On the website of Prospect, the British philosopher Sir Roger Scruton has written eloquently and profoundly on Wagner’s four-night opera cycle ‘Der Ring des Nibelungen’:
Wagner wanted to be an opera composer, plus cultural philosopher plus political agitator plus founder of a new religion: ‘Kunstreligion’, centered around his own works which – as in Christianity – focus upon redemption. (R. Strauss: ‘I don’t understand where I should have to be redeemed from’.) In most articles and essays about the Ring, Wagner’s antisemitism is always put on the table as proof of one of W’s most serious moral flaws, and the question, whether caricatures of ‘Jews’ can be found in the operas. Scruton leaves that question alone, simply dismisses it, and concentrates on the possibilities of meaning and message.
The question of antisemitism is not easily forgotten though; its influence on nazism is often read back into history in a way, as if the annexation by the nazis of Wagner’s opinions about ‘Judaism’ makes him, at least partly, responsible for the holocaust. If you read some of the bulk of what has been written about W’s antisemitism, then it becomes clear that it is not the straight-forward, stupid, primitive hatred towards ‘other races’, in this case: ‘the Jews’, but a cultural critique against the damages that the industrial revolution was causing in society and the disruption of culture resulting from wild capitalism and increasing materialism. There was much intensity in W’s hatred towards the forces that were wrecking European culture, and thus in his antisemitism, but there always was much intensity in any feeling he happened to be burdened with, as can be heard in the music and read in Cosima Wagner’s diaries.
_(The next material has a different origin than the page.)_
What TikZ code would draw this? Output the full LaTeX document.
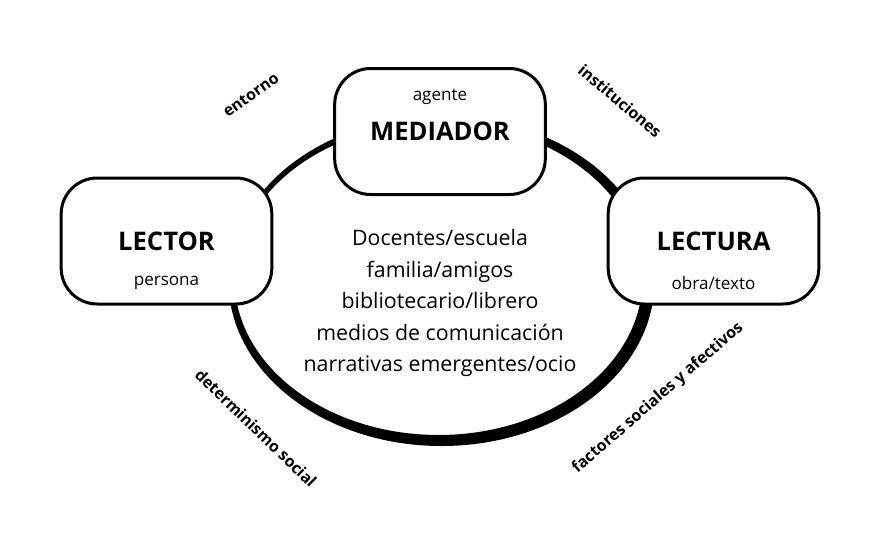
\documentclass[tikz,border=0pt]{standalone}
\usepackage{fontspec}
\setmainfont{Open Sans}
\usetikzlibrary{positioning}

\tikzset{
    rolebox/.style={draw, line width=2.25pt, fill=white, rounded corners=27pt,
        minimum width=158pt, minimum height=94.5pt, inner sep=0pt},
    roletitle/.style={font=\bfseries\fontsize{19.2}{22}\selectfont},
    rolesub/.style={font=\fontsize{12.8}{15}\selectfont},
    sidelabel/.style={font=\bfseries\fontsize{11.9}{14}\selectfont}
}

\begin{document}
\begin{tikzpicture}[x=0.75pt, y=-0.75pt]
    \useasboundingbox (0,0) rectangle (874,550);

    % draw the ring (thicker on the right and at the bottom)
    \fill[even odd rule] (441.5,281) ellipse (213 and 165)
                         (438.5,279) ellipse (204 and 156);

    % the three boxes
    \node[rolebox] (mediador) at (440,131.5) {};
    \node[rolebox] (lector) at (166.5,241) {};
    \node[rolebox] (lectura) at (713.5,241) {};

    % the texts in the boxes
    \node[roletitle] (mediadortxt) at (mediador.center) {MEDIADOR};
    \node[rolesub] (agente) at ([yshift=26pt]mediador.center) {agente};
    \node[roletitle] (lectortxt) at (lector.center) {LECTOR};
    \node[rolesub] (persona) at ([yshift=-31.5pt]lector.center) {persona};
    \node[roletitle] (lecturatxt) at (lectura.center) {LECTURA};
    \node[rolesub] (obra) at ([yshift=-31.5pt]lectura.center) {obra/texto};

    % the list inside the ring
    \node[align=center, font=\fontsize{16}{23.6}\selectfont] (agentes) at (440,303)
        {Docentes/escuela\\familia/amigos\\bibliotecario/librero\\medios de comunicación\\narrativas emergentes/ocio};

    % the labels around the ring
    \node[sidelabel, rotate=35] (entorno) at (251,95) {entorno};
    \node[sidelabel, rotate=-40] (instituciones) at (620,101) {instituciones};
    \node[sidelabel, rotate=-44] (determinismo) at (256,428) {determinismo social};
    \node[sidelabel, rotate=41] (factores) at (658,398) {factores sociales y afectivos};
\end{tikzpicture}
\end{document}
Since many people in the elites who drove 19C society: science, culture, finance, industry and the media forwards into modern times, were of Jewish descent, W thought (as many other people at the time) that it was their ‘Jewishness’, called ‘Judaism’ in the sense of a paradigm, that was the origin and cause of their supposedly negative influence in the world. It is a conclusion on the level of: ‘I see many communists with red hair, which means that red hair causes communism and if we want to fight against communism, we have to fight against people with red hair.’ Since the opening-up of the ghettos at the beginning of the 19th century, many Jews spread through society, left their orthodox religion behind but carried with them the mental training it had provided, which gave them a great advantage in the social struggle – hence their heightened profile. Ironically, many people who supported Wagner’s works and even ideas, were of Jewish descent, they apparently did not think his antisemitism was meant for them – after all, they were ‘assimilated’. Later-on, the addition of biological elements to antisemitism in general, injected by a misconceived Darwinism, turned antisemitism into a much more poisonous abberation.
Wagner absorbed many different strands of 19C thinking but never synthesized them into a comprehensive whole, hence the many contradictory interpretations of the Ring, because really, the plot and multi-narrative has too many vague elements and different levels of possible meaning, to offer a clear ‘message’. The same is true of Tristan and Parsifal, which have stimulated a comparable range of mutually-exclusive interpretations.
Scruton has many interesting and meaningful things to say about the Ring, and I think on the point of its depiction of moral and spiritual matters in a post-religious world – i.e. our modern world – he hits upon a fundamental truth. In his analyses of details, attempting to connect rather loose patterns which are suggested in the work itself, I think there is more Scruton in them than Wagner, but given the subject that is an enrichment: the Ring stimulates further thought along a couple of its axes.
People often forget or don’t spot the insecurity which is at the root of W’s art. Hence the verbal and musical repetitions, lest there would be one audience member left who would not quite understand what the composer had meant, and thereby blurring any meaning all the more. Wagner never had an academic training and was entirely autodidact in religion, philosophy, and politics….. only in music he had some training by the organist of the Thomas church in Leipzig. Which means that often his intuition in these non-musical fields could be (kind of) apt but the clarification and objectification very clumsy. Real academics with the knife-sharp intelligence of a Scruton can pick-up some threads and spin them further.
Wagner will continue to offer food for thought….. his inconsistencies and insecurities, and what is often called his character flaws, reflect contemporary concerns, and in these fragmented mirrors we can see the predicament of our age – as it was for the 19th and the 20th century.